I am awake. I’ve been in bed for three hours and I’m awake because every siren feels more ominous. Every siren is a reminder that a friend on standby with a nearby police department may be called to the riot. Every siren reminds me that the rioting is moving out of downtown, slowly making its way east… I live east. I have about five miles between my family and the violence and, honestly, that’s terrifying. Do I believe we’ll be hurt? Not really. The logical part of me says five miles is actually a lot and that it will never get that far. The part of me that feels as though I would do anything to protect my family is scared and doesn’t want to find out how effective I would be.
I was raised by parents who taught me that color wasn’t something that defined a person. That all people were to be valued and to avoid individuals based on their actions, not how they looked. To assess based on spirit, not color. Not sexual orientation. Not disabilities. Not gender. I had hope that the world would evolve. I still have hope. What the hell people?! This is 2020. Haven’t we come far enough to recognize that, at a cellular level, we’re all just human?

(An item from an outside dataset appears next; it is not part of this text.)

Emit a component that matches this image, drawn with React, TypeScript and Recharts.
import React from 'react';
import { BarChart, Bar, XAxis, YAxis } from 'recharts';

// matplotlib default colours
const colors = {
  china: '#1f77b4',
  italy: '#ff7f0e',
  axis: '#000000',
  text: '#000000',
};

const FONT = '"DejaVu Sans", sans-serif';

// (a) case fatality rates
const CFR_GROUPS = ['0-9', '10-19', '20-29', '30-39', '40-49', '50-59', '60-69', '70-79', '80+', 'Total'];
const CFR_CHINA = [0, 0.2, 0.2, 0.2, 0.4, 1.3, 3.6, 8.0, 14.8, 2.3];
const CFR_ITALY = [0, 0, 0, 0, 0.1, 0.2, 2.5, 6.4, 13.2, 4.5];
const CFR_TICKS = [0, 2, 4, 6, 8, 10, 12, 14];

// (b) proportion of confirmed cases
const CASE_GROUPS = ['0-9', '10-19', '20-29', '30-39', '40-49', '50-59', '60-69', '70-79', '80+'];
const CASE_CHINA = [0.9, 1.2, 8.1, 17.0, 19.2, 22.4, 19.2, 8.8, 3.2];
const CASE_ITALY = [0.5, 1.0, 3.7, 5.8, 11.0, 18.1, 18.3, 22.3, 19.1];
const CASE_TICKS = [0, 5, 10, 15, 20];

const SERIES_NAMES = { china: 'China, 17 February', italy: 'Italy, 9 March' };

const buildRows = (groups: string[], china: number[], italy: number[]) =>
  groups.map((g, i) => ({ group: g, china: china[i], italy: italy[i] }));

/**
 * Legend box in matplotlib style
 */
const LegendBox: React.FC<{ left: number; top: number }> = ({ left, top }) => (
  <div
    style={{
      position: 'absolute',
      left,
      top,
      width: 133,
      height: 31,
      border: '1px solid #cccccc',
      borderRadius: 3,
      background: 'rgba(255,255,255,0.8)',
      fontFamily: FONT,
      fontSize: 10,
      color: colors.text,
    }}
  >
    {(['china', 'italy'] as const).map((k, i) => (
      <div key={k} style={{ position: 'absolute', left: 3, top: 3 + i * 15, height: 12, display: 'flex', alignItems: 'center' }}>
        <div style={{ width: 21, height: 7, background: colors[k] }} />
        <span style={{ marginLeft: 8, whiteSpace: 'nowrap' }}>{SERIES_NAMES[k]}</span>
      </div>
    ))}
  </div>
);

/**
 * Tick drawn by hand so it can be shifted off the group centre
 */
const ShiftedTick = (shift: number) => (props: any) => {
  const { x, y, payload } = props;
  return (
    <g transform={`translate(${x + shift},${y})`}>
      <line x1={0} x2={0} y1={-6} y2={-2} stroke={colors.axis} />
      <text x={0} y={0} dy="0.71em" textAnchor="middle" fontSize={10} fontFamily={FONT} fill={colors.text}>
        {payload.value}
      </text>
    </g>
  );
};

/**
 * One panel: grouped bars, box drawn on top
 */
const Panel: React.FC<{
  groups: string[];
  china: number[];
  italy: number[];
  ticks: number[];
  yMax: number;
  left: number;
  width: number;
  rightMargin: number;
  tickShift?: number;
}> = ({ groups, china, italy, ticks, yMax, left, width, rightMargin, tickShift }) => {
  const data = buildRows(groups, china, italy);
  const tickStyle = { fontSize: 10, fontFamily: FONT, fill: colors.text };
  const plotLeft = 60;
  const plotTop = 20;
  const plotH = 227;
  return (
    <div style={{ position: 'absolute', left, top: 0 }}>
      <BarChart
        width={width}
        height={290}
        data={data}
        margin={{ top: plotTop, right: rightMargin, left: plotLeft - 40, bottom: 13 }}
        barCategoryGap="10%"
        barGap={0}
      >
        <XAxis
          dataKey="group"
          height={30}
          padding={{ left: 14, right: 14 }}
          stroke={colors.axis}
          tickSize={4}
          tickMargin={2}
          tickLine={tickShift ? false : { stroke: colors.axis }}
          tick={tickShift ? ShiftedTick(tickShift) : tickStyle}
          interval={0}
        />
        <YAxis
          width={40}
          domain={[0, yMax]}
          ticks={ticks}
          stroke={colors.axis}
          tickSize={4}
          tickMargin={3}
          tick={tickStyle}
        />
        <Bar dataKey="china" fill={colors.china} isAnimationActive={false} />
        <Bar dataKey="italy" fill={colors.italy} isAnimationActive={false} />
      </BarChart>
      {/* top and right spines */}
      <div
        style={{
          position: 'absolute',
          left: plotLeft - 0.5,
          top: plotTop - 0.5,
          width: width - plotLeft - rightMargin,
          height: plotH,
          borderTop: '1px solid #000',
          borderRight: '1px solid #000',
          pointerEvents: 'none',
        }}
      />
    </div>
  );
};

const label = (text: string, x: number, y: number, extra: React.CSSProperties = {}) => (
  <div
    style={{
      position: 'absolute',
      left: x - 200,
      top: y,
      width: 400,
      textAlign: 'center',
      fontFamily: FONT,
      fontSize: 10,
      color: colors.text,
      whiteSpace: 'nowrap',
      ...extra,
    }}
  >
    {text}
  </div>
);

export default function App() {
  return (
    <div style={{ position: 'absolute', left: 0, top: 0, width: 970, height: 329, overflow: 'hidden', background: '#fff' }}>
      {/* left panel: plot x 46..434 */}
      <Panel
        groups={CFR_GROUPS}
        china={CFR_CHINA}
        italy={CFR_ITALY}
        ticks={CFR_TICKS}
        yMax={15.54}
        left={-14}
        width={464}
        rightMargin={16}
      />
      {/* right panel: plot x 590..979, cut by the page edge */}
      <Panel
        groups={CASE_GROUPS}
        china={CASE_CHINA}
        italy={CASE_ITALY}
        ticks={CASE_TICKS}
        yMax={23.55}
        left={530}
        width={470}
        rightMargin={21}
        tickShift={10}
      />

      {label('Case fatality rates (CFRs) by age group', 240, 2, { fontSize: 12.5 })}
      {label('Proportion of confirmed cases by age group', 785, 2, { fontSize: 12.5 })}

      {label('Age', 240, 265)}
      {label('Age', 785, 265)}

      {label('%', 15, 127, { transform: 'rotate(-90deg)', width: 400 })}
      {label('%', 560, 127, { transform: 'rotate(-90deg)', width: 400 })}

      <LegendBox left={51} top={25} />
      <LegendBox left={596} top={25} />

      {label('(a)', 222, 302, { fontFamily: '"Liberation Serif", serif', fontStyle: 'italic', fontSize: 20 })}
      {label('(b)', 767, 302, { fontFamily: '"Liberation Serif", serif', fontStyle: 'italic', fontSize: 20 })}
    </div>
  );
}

The officers involved in unjustified police killings should be arrested. All the time. That includes those that do the killing and those that stand by and watch. If I killed someone, I’d be arrested. If I stood by and watched while my friend killed someone, I’d be arrested. The same should be true for someone who carries a badge and a gun. The officer on camera was arrested. Every single murder takes investigation to collect evidence to ensure a prosecution will stick under the law. The fact that the arrest took place so quickly impressed me. Now, hopefully, they will also arrest those officers that stood by and watched as George Floyd was murdered. BUT it is unjust to blame every other police officer in America for what happened. Without laws, and those who enforce them, senseless violence like that which happened to Mr. Floyd will become more and more common. We do not honor Mr. Floyd by showing the same discrimination he faced to those around us.
I’m scared, but tomorrow I will get up and keep fighting for equality. I will vote my conscious to ensure that the people shaping laws are acting in the best interest of ALL people, not just those that suit them. I’ll speak up when I see injustice, as I have done since I was young. And I’ll feel the fear everyday until this is resolved. I doubt it will be in my lifetime, but I hope I can help make this a better place for my son, my youngest niece, and my baby nephew. Until then, I will keep fighting.